Exercise directions:
Scan the following material for the string "that" and copy each line in which it appears.

Information provided:
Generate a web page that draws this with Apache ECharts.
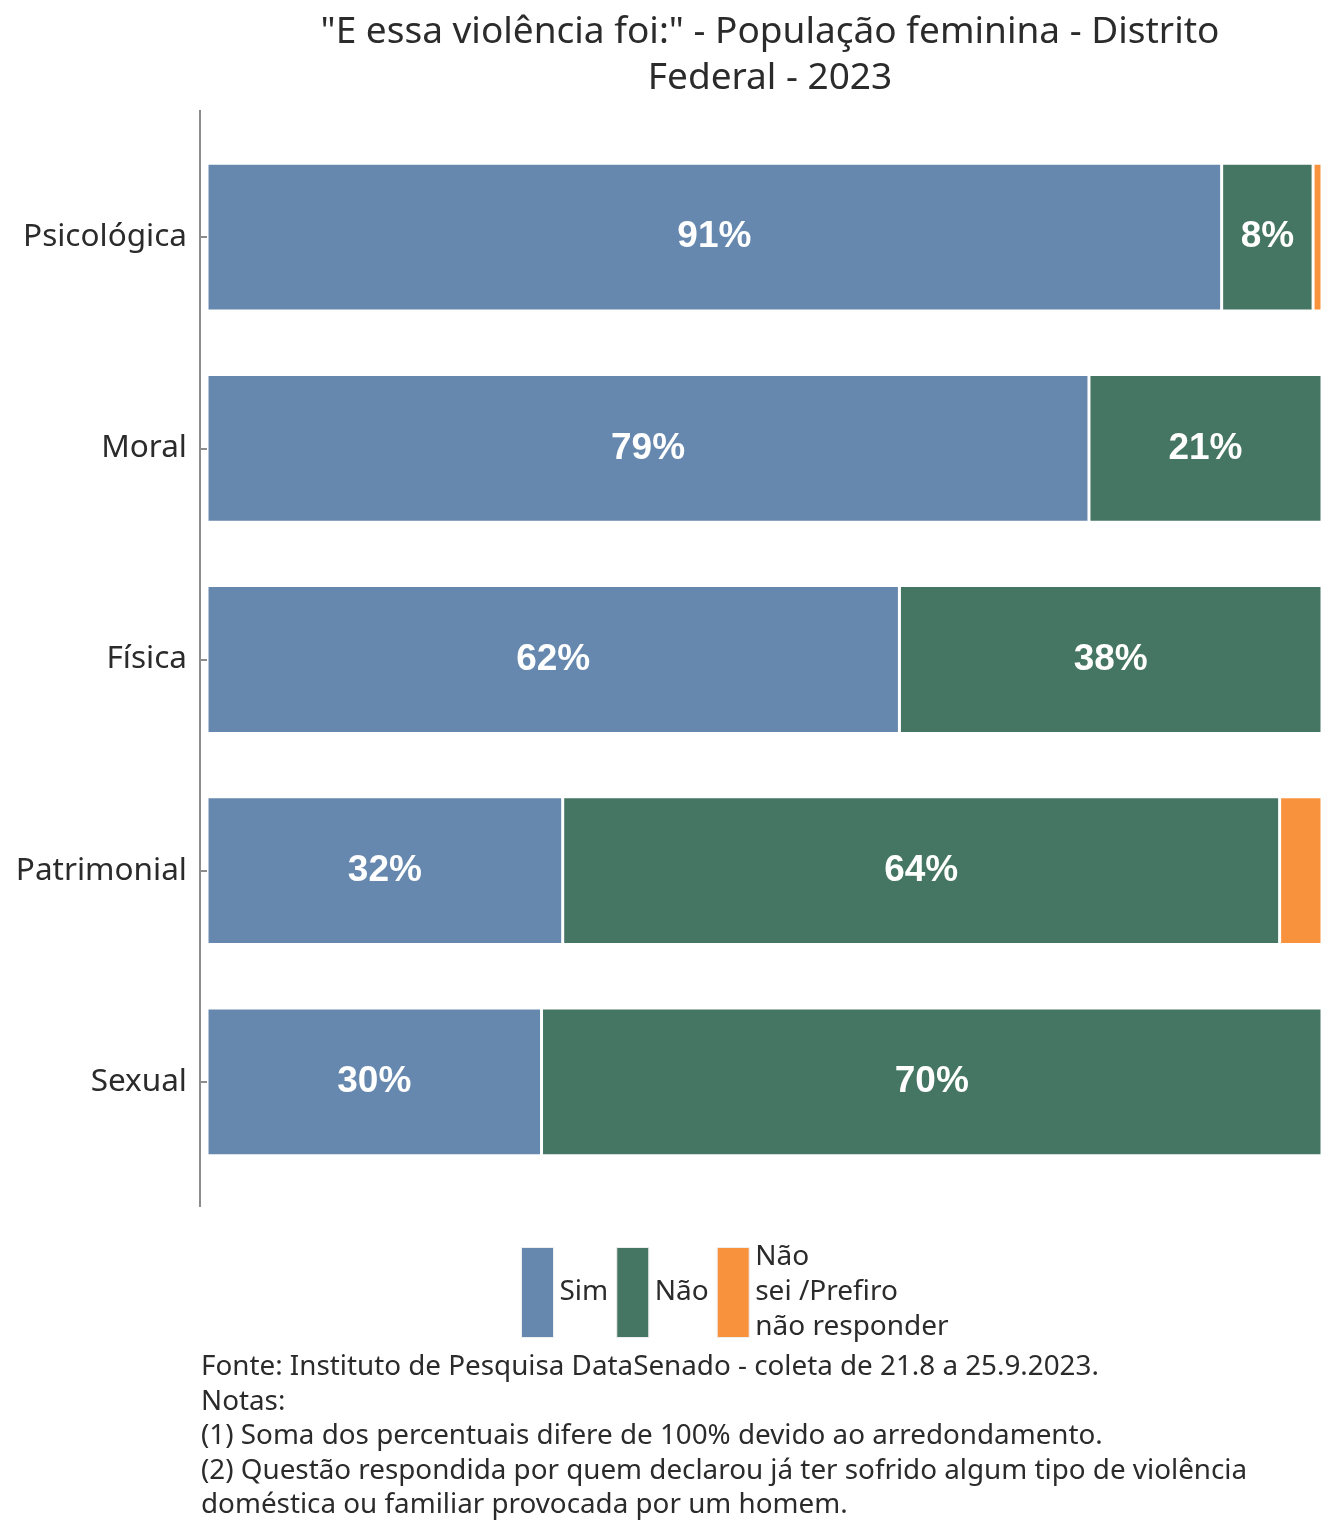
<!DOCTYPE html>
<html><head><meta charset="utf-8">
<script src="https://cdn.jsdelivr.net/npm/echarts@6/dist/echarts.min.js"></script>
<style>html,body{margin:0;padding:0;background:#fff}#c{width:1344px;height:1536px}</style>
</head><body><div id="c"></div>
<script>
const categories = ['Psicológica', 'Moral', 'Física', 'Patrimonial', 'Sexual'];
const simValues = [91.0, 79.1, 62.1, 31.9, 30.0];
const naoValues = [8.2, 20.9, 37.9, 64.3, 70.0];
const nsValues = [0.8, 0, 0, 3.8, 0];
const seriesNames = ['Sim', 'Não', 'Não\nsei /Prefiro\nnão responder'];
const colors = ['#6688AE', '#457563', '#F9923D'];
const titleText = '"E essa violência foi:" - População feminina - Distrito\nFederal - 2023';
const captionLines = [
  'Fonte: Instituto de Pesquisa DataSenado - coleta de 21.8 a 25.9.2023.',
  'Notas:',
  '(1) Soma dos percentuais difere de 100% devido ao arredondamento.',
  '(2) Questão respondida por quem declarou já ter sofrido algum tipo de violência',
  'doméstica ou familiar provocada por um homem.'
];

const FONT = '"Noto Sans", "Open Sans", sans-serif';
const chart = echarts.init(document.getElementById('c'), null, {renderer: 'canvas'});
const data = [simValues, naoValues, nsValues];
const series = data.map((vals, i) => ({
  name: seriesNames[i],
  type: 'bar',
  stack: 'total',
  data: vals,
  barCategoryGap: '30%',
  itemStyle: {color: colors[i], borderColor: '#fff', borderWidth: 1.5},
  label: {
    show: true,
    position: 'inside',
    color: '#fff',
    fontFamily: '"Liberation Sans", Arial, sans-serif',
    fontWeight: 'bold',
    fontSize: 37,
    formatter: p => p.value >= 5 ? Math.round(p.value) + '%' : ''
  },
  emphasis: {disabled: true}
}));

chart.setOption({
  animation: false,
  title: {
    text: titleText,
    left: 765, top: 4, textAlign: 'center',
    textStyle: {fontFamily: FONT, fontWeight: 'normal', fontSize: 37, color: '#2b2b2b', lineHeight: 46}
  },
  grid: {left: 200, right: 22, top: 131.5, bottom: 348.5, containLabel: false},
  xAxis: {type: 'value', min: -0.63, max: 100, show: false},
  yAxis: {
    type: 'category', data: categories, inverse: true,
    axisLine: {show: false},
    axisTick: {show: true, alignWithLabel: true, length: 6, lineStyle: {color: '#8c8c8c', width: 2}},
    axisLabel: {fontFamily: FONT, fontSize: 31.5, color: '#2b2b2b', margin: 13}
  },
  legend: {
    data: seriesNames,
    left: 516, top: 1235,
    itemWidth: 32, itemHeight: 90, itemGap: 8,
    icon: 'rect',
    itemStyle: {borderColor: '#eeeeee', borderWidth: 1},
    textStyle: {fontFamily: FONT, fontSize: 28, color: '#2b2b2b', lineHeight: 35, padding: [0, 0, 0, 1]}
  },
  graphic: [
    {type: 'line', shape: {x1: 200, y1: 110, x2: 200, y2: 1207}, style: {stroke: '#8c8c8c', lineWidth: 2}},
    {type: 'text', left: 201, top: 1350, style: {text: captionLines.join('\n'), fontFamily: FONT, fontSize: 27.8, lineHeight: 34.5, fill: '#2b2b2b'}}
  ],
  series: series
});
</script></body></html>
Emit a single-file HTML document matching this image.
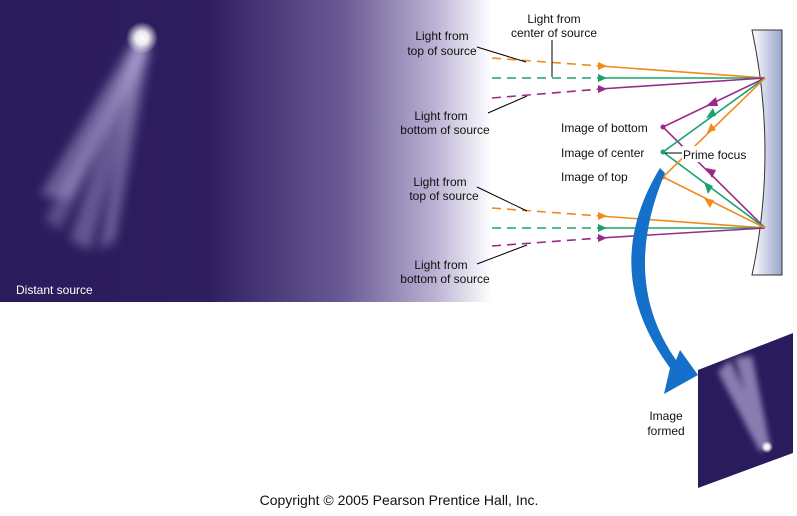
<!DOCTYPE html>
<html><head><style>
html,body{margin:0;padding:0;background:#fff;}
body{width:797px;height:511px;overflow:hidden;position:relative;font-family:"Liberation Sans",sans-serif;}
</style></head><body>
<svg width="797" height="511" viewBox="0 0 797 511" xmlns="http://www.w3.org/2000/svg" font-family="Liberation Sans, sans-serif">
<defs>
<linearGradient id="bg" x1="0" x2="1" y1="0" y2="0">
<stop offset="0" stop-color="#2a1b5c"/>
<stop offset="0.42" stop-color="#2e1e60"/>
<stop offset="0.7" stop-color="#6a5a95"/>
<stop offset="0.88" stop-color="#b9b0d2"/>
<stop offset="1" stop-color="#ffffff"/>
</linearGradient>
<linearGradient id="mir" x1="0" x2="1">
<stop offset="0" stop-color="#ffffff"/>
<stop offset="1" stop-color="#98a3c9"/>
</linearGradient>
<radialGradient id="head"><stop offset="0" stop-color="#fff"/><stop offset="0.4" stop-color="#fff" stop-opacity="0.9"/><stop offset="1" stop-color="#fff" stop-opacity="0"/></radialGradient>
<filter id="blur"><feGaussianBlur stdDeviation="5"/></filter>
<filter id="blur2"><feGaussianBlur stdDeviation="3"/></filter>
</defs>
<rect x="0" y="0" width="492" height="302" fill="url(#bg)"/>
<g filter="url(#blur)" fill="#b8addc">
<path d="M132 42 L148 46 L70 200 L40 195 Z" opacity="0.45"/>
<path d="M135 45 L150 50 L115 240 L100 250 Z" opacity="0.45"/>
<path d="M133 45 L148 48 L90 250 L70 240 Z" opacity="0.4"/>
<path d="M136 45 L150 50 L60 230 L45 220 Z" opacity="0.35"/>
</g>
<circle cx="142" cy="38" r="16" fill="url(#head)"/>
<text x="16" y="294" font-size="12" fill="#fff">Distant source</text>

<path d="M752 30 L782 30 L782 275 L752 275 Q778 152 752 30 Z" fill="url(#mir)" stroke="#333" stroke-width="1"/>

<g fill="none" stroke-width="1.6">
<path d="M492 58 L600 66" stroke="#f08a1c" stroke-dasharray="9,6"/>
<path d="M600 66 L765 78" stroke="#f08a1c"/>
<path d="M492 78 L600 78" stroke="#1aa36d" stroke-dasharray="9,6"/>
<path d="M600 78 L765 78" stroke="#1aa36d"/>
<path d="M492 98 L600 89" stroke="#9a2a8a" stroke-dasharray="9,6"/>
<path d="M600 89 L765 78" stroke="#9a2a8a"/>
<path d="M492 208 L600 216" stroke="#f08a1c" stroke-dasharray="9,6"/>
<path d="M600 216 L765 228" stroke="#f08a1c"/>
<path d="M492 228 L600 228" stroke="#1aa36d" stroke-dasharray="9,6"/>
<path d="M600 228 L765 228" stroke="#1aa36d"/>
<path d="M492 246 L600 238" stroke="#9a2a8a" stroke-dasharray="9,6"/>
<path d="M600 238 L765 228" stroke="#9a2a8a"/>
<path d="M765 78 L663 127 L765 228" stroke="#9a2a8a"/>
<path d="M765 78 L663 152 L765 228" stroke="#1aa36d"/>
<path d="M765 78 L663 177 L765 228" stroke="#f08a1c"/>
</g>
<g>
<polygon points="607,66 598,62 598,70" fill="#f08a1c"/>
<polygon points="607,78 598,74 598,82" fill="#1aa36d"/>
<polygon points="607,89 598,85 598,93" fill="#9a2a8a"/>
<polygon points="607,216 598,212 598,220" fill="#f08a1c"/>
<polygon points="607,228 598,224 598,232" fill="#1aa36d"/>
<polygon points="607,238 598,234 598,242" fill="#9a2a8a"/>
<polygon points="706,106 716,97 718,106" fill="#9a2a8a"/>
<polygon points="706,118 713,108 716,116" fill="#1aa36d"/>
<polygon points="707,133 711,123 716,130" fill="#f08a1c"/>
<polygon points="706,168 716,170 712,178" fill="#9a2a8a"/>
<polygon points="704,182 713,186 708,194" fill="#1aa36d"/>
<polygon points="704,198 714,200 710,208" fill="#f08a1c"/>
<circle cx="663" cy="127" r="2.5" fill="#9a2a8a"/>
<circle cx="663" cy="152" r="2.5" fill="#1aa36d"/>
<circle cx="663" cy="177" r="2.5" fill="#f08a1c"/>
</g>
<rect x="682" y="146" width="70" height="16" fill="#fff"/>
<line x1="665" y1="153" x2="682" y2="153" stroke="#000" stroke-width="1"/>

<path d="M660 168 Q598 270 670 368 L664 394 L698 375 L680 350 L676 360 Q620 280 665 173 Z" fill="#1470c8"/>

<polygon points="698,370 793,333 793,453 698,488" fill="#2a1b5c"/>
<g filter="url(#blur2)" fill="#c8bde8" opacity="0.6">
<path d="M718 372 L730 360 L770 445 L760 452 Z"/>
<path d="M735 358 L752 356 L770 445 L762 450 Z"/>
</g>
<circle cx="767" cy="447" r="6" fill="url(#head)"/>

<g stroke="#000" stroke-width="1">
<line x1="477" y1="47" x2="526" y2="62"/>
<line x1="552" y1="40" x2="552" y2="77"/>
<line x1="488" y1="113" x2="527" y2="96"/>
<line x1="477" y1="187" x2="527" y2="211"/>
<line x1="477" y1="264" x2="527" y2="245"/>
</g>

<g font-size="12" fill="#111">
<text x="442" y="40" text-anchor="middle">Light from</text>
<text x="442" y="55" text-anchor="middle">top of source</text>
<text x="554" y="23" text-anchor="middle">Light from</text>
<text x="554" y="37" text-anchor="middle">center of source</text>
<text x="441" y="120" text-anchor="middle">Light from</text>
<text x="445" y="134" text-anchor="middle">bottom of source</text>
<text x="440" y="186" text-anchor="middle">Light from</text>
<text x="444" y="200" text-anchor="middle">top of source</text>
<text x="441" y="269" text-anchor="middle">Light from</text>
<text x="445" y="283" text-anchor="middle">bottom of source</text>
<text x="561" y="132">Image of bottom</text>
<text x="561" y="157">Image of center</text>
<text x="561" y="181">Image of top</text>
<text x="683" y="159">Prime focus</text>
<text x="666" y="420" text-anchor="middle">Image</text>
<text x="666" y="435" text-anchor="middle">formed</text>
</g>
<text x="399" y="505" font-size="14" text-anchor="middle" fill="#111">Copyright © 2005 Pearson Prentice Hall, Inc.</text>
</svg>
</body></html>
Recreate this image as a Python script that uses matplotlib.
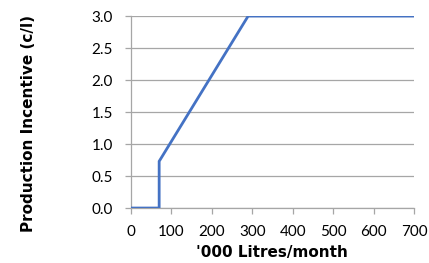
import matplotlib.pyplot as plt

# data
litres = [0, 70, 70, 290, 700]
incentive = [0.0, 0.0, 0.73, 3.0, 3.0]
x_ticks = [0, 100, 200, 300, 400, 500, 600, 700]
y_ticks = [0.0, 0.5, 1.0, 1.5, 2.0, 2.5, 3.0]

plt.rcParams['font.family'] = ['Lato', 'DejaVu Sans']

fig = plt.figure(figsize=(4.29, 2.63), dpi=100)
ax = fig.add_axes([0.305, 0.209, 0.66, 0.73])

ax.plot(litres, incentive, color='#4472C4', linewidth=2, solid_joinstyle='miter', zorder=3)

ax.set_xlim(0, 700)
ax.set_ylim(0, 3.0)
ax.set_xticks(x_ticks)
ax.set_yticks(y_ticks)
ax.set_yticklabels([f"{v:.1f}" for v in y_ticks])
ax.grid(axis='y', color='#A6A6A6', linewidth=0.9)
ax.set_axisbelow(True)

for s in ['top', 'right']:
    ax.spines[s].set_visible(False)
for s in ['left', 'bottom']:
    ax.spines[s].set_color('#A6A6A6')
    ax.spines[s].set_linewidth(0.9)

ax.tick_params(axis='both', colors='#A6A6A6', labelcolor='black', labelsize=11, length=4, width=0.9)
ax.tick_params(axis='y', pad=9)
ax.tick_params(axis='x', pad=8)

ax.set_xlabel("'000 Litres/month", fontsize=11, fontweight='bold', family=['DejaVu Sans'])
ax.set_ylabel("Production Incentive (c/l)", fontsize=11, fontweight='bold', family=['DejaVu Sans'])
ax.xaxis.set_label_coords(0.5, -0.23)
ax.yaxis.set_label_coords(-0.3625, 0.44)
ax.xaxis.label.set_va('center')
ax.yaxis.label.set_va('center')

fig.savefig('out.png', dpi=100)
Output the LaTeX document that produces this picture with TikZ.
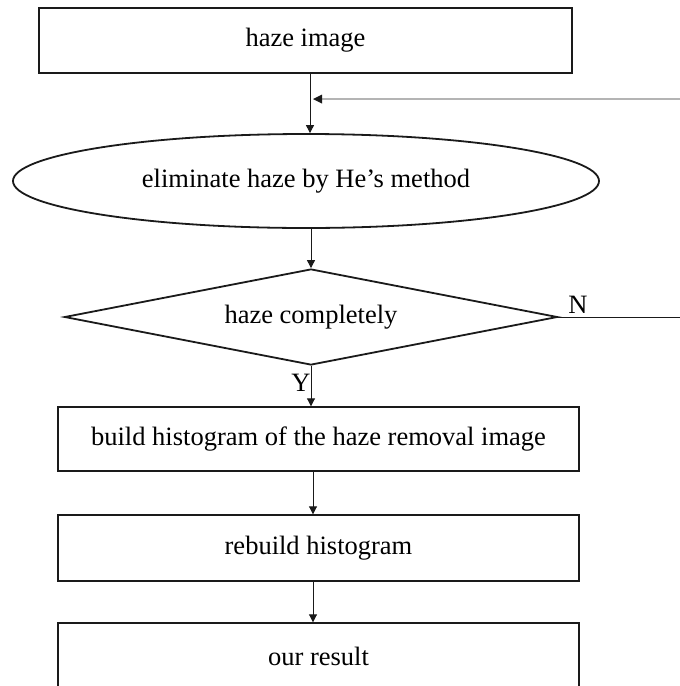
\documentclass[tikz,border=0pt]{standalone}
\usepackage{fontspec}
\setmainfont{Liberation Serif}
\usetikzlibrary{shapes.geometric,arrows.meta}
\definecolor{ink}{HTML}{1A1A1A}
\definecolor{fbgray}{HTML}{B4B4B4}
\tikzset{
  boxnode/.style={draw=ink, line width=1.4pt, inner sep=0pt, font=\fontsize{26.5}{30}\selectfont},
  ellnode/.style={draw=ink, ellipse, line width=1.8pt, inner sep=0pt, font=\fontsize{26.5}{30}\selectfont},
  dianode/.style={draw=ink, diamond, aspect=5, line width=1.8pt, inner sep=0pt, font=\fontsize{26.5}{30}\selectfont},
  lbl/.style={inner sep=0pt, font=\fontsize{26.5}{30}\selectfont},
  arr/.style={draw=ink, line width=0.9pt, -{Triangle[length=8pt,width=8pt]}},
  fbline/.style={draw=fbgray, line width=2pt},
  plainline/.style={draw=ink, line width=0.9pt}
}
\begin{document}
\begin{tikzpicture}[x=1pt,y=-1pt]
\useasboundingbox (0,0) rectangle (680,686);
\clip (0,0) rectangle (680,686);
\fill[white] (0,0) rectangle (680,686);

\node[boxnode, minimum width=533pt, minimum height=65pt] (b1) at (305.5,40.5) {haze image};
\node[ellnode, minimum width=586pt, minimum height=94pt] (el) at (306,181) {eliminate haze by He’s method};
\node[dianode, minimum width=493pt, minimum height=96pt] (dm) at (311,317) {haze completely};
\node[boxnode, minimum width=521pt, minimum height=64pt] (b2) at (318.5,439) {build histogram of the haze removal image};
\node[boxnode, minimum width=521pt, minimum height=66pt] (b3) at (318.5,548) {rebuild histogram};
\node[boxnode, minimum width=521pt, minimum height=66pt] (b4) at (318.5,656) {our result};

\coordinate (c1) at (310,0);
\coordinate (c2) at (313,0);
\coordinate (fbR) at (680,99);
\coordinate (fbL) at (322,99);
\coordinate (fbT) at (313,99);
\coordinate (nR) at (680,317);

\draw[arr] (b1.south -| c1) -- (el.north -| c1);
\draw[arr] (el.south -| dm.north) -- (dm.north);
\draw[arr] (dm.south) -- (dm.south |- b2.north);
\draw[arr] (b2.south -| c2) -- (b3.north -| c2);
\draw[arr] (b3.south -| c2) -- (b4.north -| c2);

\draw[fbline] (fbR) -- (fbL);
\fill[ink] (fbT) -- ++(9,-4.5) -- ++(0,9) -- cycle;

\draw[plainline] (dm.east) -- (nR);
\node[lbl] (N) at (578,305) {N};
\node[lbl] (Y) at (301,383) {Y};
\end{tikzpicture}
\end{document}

Complete response:
Generate a web page that draws this with Apache ECharts.
Recreate this image as a Python script that uses matplotlib.
Output the LaTeX document that produces this picture with TikZ.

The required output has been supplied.